Menanggapi putusan tersebut, Menteri Pendidikan Dasar dan Menengah (Mendikdasmen) Abdul Mu'ti menjelaskan implikasi dari putusan MK tersebut. Menurutnya, putusan tersebut mewajibkan pemerintah untuk membiayai pendidikan dasar, tidak hanya di sekolah negeri, tetapi juga di sekolah dan madrasah swasta. Namun, implementasinya akan disesuaikan dengan kemampuan fiskal pemerintah. Selain itu, sekolah swasta tetap diperbolehkan memungut biaya dari masyarakat, meskipun telah menerima bantuan pembiayaan dari pemerintah.
Landasan Putusan MK
Salah satu pertimbangan utama MK adalah adanya kesenjangan yang menyebabkan banyak peserta didik tidak dapat tertampung di sekolah negeri. Akibatnya, mereka harus bersekolah di sekolah swasta dengan segala konsekuensi biaya yang menyertainya. Hal ini dinilai tidak sesuai dengan amanat Undang-Undang Dasar Negara Republik Indonesia Tahun 1945 (UUD NRI 1945), khususnya Pasal 31 ayat (2), yang tidak memberikan batasan pendidikan dasar mana yang wajib dibiayai negara.

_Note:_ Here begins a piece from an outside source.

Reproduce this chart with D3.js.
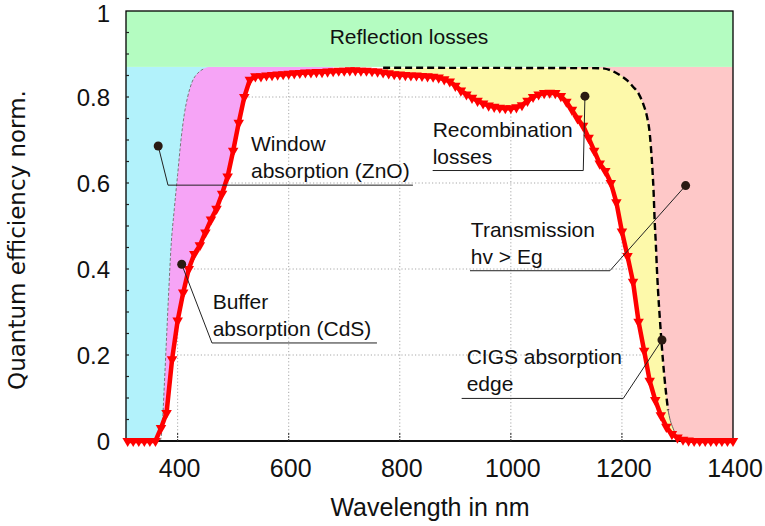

MK berpendapat bahwa negara harus mewujudkan kebijakan pembiayaan pendidikan dasar yang mencakup sekolah negeri dan swasta melalui mekanisme bantuan pendidikan atau subsidi, sehingga tidak terjadi kesenjangan akses pendidikan. Namun, MK juga menekankan bahwa tidak semua pendidikan dasar harus sepenuhnya gratis di semua sekolah, terutama sekolah yang diselenggarakan oleh swasta.
MK memandang pendidikan dasar sebagai bagian dari pemenuhan hak atas ekonomi, sosial, dan budaya (ekosob). Pemenuhan hak ekosob dapat dilakukan secara bertahap, sesuai dengan kondisi dan kemampuan negara, karena selalu berkaitan dengan ketersediaan sarana, prasarana, sumber daya, dan anggaran. Oleh karena itu, perwujudan pendidikan dasar yang tidak memungut biaya dapat dilakukan secara bertahap, selektif, dan afirmatif, tanpa menimbulkan diskriminasi.

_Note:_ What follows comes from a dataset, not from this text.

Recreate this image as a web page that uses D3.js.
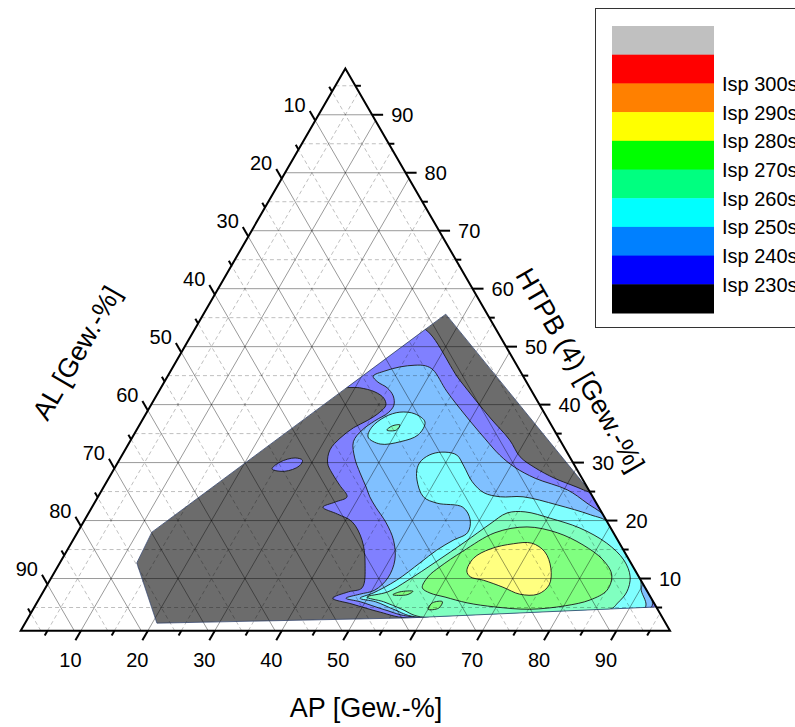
<!DOCTYPE html>
<meta charset="utf-8">
<head>
    <script type="text/javascript" src="https://cdn.jsdelivr.net/npm/d3@7"></script>
    <style>
        body { margin: 0; background: #fff; }
        svg text { font-family: "Liberation Sans", Arial, sans-serif; fill: #000; }
    </style>
</head>
<body>
<div id="chart"></div>
</body>
<script>
    // legend
    var legendColors = ["#c0c0c0", "#ff0000", "#ff8000", "#ffff00", "#00ff00",
        "#00ff80", "#00ffff", "#0080ff", "#0000ff", "#000000"];
    var legendLabels = ["Isp 300s", "Isp 290s", "Isp 280s", "Isp 270s",
        "Isp 260s", "Isp 250s", "Isp 240s", "Isp 230s"];

    // contour levels (Isp in s) and their (half transparent) fill
    var levels = [230, 240, 250, 260, 270, 280];
    var levelFills = ["#8080ff", "#80c0ff", "#80ffff", "#80ffc0", "#80ff80", "#ffff80"];
    var outsideFill = "#6c6c6c";

    // all polygons are [AP, HTPB] in Gew.-%, AL = 100 - AP - HTPB
    var hull = [[37.2, 55.6], [73.7, 25.3], [93.9, 5.1], [57.6, 3.2], [20.7, 2.3], [12.5, 12.7], [12.1, 18.0]];

    var isp230 = [
        [[34.4, 53.4], [45.0, 44.2], [52.8, 37.7], [57.6, 33.9], [60.6, 31.0], [63.8, 29.1], [67.6, 27.3],
         [70.8, 26.1], [72.9, 25.3], [74.4, 24.6], [93.9, 5.1], [57.6, 3.2], [53.1, 4.2], [48.2, 5.6],
         [44.8, 6.6], [46.6, 7.7], [48.3, 8.4], [46.8, 12.3], [44.2, 16.6], [41.1, 19.8], [38.3, 21.1],
         [35.5, 22.3], [36.9, 23.2], [38.2, 24.1], [36.1, 26.1], [33.9, 28.2], [32.4, 29.9], [31.6, 32.2],
         [32.1, 34.2], [33.2, 36.0], [34.7, 37.3], [35.8, 38.7], [36.1, 39.9], [35.2, 41.1], [33.3, 42.2],
         [30.7, 42.9], [27.6, 43.2], [30.9, 48.4]],
        [[24.6, 28.9], [25.2, 30.1], [27.1, 30.8], [28.4, 30.4], [28.4, 29.4], [26.7, 28.5]]
    ];
    var isp240 = [
        [[31.7, 44.9], [32.9, 43.9], [34.8, 42.9], [36.4, 41.5], [37.3, 39.9], [37.1, 38.6], [35.8, 37.2],
         [34.7, 35.6], [34.4, 33.6], [36.0, 30.8], [38.1, 28.2], [40.2, 25.8], [41.6, 24.1], [43.4, 22.3],
         [46.3, 19.6], [48.9, 16.6], [50.8, 13.2], [51.3, 10.1], [50.4, 8.0], [48.5, 7.3], [46.8, 6.6],
         [49.2, 6.0], [53.6, 4.6], [58.3, 3.4], [93.1, 4.9], [92.8, 6.1], [79.0, 20.3], [74.6, 23.0],
         [70.5, 25.3], [64.7, 27.3], [60.7, 29.2], [57.4, 31.3], [53.7, 34.2], [48.8, 38.2], [44.0, 42.3],
         [40.1, 46.0], [38.6, 46.7], [37.0, 46.8], [34.9, 46.5], [33.0, 45.8]]
    ];
    var isp250 = [
        [[46.2, 29.1], [46.2, 30.4], [47.2, 31.5], [49.0, 31.8], [51.0, 31.3], [53.0, 29.4], [55.6, 26.7],
         [58.3, 24.8], [61.1, 24.1], [64.5, 24.1], [70.3, 22.7], [76.1, 21.0], [79.6, 19.6], [89.0, 10.1],
         [90.2, 8.0], [92.3, 4.9], [58.7, 3.4], [55.1, 4.6], [51.5, 6.0], [48.9, 6.6], [50.4, 7.5],
         [52.8, 9.7], [54.8, 12.7], [56.2, 14.9], [57.8, 16.6], [59.3, 17.9], [58.6, 20.1], [56.4, 22.3],
         [52.2, 23.0], [49.6, 24.1], [47.2, 27.0]],
        [[36.2, 34.4], [35.9, 36.1], [37.0, 37.9], [38.8, 38.7], [41.2, 38.4], [43.4, 37.0], [43.5, 34.8],
         [41.4, 33.6], [38.6, 33.2]]
    ];
    var isp260 = [
        [[49.8, 6.8], [52.5, 7.7], [54.5, 9.7], [57.1, 12.9], [59.7, 16.3], [61.9, 19.4], [63.5, 21.3],
         [66.1, 21.5], [70.4, 20.4], [75.7, 18.7], [81.0, 16.1], [85.0, 13.2], [87.4, 10.3], [88.2, 7.7],
         [87.8, 5.8], [87.2, 4.7], [59.5, 3.4], [56.1, 4.7], [52.7, 6.0]],
        [[38.4, 35.6], [38.8, 36.3], [39.9, 36.5], [39.8, 35.6]]
    ];
    var isp270 = [
        [[57.3, 8.4], [57.2, 10.3], [58.1, 12.0], [60.2, 14.7], [63.4, 17.9], [67.7, 18.9], [72.7, 17.9],
         [77.6, 15.8], [81.9, 13.2], [84.5, 10.6], [85.1, 8.0], [83.4, 6.3], [80.2, 5.3], [75.2, 4.7],
         [69.8, 5.1], [65.3, 5.8], [61.5, 6.8], [58.9, 7.5]],
        [[53.5, 7.2], [54.3, 7.7], [56.2, 7.8], [55.6, 7.2]],
        [[60.0, 4.7], [60.1, 5.8], [61.5, 6.0], [61.5, 4.9]]
    ];
    var isp280 = [
        [[62.5, 11.3], [62.4, 13.5], [64.1, 15.1], [67.1, 16.0], [69.8, 16.1], [72.5, 14.6], [74.8, 11.8],
         [76.0, 8.9], [75.1, 7.3], [72.4, 7.3], [69.3, 8.5], [65.8, 9.7], [63.5, 10.3]]
    ];
    var levelPolys = [isp230, isp240, isp250, isp260, isp270, isp280];

    // axis ticks
    var majorTicks = d3.range(10, 100, 10);
    var minorTicks = d3.range(5, 100, 10);

    // geometry of the triangle
    var width = 795, height = 727;
    var x0 = 20.7, yBase = 630.7, side = 649.3;
    var tall = side * Math.sqrt(3) / 2;
    var frac = d3.scaleLinear().domain([1, 98]).range([0, 1]);

    function pos(ap, htpb) {
        return [x0 + side * (frac(ap) + frac(htpb) / 2), yBase - tall * frac(htpb)];
    }

    var svg = d3.select('#chart').append('svg')
        .attr('width', width)
        .attr('height', height);

    var area = d3.line().x(function (d) { return pos(d[0], d[1])[0]; })
        .y(function (d) { return pos(d[0], d[1])[1]; });
    var smooth = d3.line().x(function (d) { return pos(d[0], d[1])[0]; })
        .y(function (d) { return pos(d[0], d[1])[1]; })
        .curve(d3.curveCatmullRomClosed.alpha(0.5));

    svg.append('clipPath').attr('id', 'hullClip')
        .append('path').attr('d', area(hull) + 'Z');

    var plot = svg.append('g').attr('clip-path', 'url(#hullClip)');
    plot.append('path').attr('d', area(hull) + 'Z').attr('fill', outsideFill);

    levelPolys.forEach(function (polys, i) {
        plot.selectAll(null).data(polys).enter().append('path')
            .attr('d', smooth)
            .attr('fill', levelFills[i])
            .attr('stroke', '#1a1a1a')
            .attr('stroke-width', 0.9);
    });

    // grid
    var grid = svg.append('g');
    function gridLines(vals, cls) {
        var segs = [];
        vals.forEach(function (v) {
            segs.push([pos(v, 1), pos(v, 99 - v)]);          // AP = v
            segs.push([pos(1, v), pos(99 - v, v)]);          // HTPB = v
            segs.push([pos(99 - v, 1), pos(1, 99 - v)]);     // AL = v
        });
        grid.selectAll(null).data(segs).enter().append('line')
            .attr('x1', function (d) { return d[0][0]; })
            .attr('y1', function (d) { return d[0][1]; })
            .attr('x2', function (d) { return d[1][0]; })
            .attr('y2', function (d) { return d[1][1]; })
            .attr('stroke', '#000')
            .attr('stroke-opacity', cls === 'major' ? 0.4 : 0.25)
            .attr('stroke-dasharray', cls === 'major' ? null : '4,3')
            .attr('stroke-width', 1);
    }
    gridLines(minorTicks, 'minor');
    gridLines(majorTicks, 'major');

    svg.append('path').attr('d', area(hull) + 'Z')
        .attr('fill', 'none').attr('stroke', '#2e3f66').attr('stroke-width', 0.8);

    // triangle
    var corners = [pos(1, 1), pos(98, 1), pos(1, 98)];
    svg.append('path').attr('d', d3.line()(corners) + 'Z')
        .attr('fill', 'none').attr('stroke', '#000').attr('stroke-width', 2)
        .attr('stroke-linejoin', 'miter');

    var axes = [
        {root: function (v) { return pos(v, 1); }, dir: [-0.5, 0.866], off: [-5, 19.5], anchor: 'middle'},      // AP
        {root: function (v) { return pos(99 - v, v); }, dir: [1, 0], off: [8, 0], anchor: 'start'},            // HTPB
        {root: function (v) { return pos(1, 99 - v); }, dir: [-0.5, -0.866], off: [-4, -6], anchor: 'end'}     // AL
    ];
    var ticks = svg.append('g');
    axes.forEach(function (ax) {
        [[majorTicks, 11], [minorTicks, 5.5]].forEach(function (set) {
            ticks.selectAll(null).data(set[0]).enter().append('line')
                .attr('x1', function (v) { return ax.root(v)[0]; })
                .attr('y1', function (v) { return ax.root(v)[1]; })
                .attr('x2', function (v) { return ax.root(v)[0] + ax.dir[0] * set[1]; })
                .attr('y2', function (v) { return ax.root(v)[1] + ax.dir[1] * set[1]; })
                .attr('stroke', '#000').attr('stroke-width', 2);
        });
        ticks.selectAll(null).data(majorTicks).enter().append('text')
            .attr('x', function (v) { return ax.root(v)[0] + ax.dir[0] * 11 + ax.off[0]; })
            .attr('y', function (v) { return ax.root(v)[1] + ax.dir[1] * 11 + ax.off[1]; })
            .attr('text-anchor', ax.anchor)
            .attr('dominant-baseline', 'central')
            .style('font-size', '20px')
            .text(function (v) { return v; });
    });

    // axis titles
    svg.append('text').attr('x', 366).attr('y', 708)
        .attr('text-anchor', 'middle').attr('dominant-baseline', 'central')
        .style('font-size', '27px').text('AP [Gew.-%]');
    svg.append('text').attr('transform', 'translate(77,353) rotate(-60)')
        .attr('text-anchor', 'middle').attr('dominant-baseline', 'central')
        .style('font-size', '27px').text('AL [Gew.-%]');
    svg.append('text').attr('transform', 'translate(580,370) rotate(60)')
        .attr('text-anchor', 'middle').attr('dominant-baseline', 'central')
        .style('font-size', '27px').text('HTPB (4) [Gew.-%]');

    // legend
    var legend = svg.append('g');
    legend.append('rect').attr('x', 595.5).attr('y', 8.5).attr('width', 230).attr('height', 319)
        .attr('fill', '#fff').attr('stroke', '#333').attr('stroke-width', 1);
    var band = d3.scaleBand().domain(d3.range(legendColors.length)).range([26, 313]);
    legend.selectAll(null).data(legendColors).enter().append('rect')
        .attr('x', 612).attr('width', 102)
        .attr('y', function (d, i) { return band(i); })
        .attr('height', band.bandwidth() + 0.5)
        .attr('fill', function (d) { return d; });
    legend.selectAll(null).data(legendLabels).enter().append('text')
        .attr('x', 722)
        .attr('y', function (d, i) { return band(i + 2) + 0.5; })
        .attr('dominant-baseline', 'central')
        .style('font-size', '20px')
        .text(function (d) { return d; });
</script>
</html>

Keberadaan Lembaga Pendidikan Swasta
MK juga menyoroti fakta bahwa satuan pendidikan yang diselenggarakan oleh masyarakat, seperti sekolah swasta, telah eksis sebelum Undang-Undang Nomor 20 Tahun 2003 tentang Sistem Pendidikan Nasional (UU Sisdiknas) disahkan. Bahkan, beberapa sekolah telah menyelenggarakan kegiatan pendidikan bagi peserta didik usia pendidikan dasar sejak masa pra-kemerdekaan.
MK mengakui bahwa tidak semua sekolah swasta memiliki kondisi pembiayaan yang sama. Beberapa sekolah menerapkan kurikulum tambahan selain kurikulum nasional, seperti kurikulum internasional, yang menjadi nilai jual sekolah tersebut. Dalam kasus ini, warga negara memilih lembaga pendidikan swasta karena tidak tersedia akses ke sekolah negeri dan memahami konsekuensi biaya yang lebih tinggi.

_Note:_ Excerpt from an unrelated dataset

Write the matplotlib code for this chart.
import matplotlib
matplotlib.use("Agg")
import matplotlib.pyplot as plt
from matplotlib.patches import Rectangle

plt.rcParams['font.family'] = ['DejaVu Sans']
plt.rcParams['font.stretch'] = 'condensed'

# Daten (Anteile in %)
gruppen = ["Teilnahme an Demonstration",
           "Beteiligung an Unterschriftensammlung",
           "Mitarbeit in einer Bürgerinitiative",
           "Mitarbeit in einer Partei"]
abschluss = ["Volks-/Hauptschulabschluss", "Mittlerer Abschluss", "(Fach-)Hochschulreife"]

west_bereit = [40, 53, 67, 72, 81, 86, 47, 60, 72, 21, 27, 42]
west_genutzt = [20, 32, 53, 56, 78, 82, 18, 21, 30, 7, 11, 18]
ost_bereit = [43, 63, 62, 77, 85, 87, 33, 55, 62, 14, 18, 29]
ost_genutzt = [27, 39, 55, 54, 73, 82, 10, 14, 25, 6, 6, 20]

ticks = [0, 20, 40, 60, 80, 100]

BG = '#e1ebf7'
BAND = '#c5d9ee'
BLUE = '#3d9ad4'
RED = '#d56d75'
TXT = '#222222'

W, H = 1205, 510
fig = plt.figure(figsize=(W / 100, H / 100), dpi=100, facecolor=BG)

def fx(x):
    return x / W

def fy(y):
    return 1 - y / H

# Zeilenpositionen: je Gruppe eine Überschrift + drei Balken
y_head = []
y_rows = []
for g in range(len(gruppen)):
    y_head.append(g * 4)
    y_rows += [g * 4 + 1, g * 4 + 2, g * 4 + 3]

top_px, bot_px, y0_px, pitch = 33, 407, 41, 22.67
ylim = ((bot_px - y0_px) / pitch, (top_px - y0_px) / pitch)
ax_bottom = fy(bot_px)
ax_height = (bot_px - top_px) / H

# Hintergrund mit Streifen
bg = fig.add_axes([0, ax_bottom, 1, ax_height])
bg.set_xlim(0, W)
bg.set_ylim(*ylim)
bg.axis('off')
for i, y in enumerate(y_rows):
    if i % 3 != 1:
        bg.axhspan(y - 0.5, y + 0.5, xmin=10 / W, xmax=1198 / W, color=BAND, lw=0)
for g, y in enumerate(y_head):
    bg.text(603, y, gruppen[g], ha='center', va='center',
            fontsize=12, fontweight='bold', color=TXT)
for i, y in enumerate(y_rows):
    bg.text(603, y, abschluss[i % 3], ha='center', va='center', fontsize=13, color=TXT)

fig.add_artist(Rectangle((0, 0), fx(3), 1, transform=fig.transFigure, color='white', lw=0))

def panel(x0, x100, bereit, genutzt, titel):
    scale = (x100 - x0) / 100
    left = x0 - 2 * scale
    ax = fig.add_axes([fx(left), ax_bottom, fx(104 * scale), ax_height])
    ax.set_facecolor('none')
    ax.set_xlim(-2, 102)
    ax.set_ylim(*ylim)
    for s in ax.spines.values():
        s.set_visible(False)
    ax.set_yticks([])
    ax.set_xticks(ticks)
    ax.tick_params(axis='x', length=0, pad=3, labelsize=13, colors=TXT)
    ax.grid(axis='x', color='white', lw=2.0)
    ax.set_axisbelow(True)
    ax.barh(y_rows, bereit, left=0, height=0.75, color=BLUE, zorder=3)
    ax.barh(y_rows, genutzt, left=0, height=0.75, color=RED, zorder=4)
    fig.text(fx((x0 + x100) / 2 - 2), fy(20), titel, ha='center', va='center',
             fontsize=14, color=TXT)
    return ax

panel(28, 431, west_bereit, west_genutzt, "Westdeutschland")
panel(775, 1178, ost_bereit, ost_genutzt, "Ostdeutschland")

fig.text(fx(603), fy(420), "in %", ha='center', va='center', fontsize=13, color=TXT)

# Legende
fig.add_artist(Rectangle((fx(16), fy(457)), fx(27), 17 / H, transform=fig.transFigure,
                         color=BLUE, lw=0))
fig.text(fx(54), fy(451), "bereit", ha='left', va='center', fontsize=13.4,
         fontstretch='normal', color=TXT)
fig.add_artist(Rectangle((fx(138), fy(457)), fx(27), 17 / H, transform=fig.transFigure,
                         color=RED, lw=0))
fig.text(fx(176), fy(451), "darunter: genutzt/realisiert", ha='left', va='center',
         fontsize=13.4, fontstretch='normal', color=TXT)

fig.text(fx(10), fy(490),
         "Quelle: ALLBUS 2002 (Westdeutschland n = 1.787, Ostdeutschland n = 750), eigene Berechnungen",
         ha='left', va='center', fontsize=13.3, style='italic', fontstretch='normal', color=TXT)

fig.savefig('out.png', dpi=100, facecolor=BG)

MK juga mempertimbangkan adanya sekolah swasta yang menerima bantuan dari pemerintah, seperti Bantuan Operasional Sekolah (BOS) atau program beasiswa, namun tetap mengenakan biaya untuk memenuhi kebutuhan kegiatan pendidikan. Di sisi lain, ada juga sekolah yang tidak pernah atau tidak bersedia menerima bantuan dari pemerintah dan sepenuhnya mengandalkan pembiayaan dari peserta didik.
MK berpendapat bahwa tidak tepat dan tidak rasional jika sekolah swasta yang mandiri secara finansial dipaksa untuk tidak memungut biaya sama sekali. Sementara itu, kemampuan fiskal pemerintah untuk memberikan bantuan biaya penyelenggaraan pendidikan dasar bagi satuan pendidikan yang diselenggarakan masyarakat masih terbatas.
Putusan MK ini merupakan respons terhadap permohonan uji materiil yang diajukan oleh Jaringan Pemantau Pendidikan Indonesia dan tiga warga negara.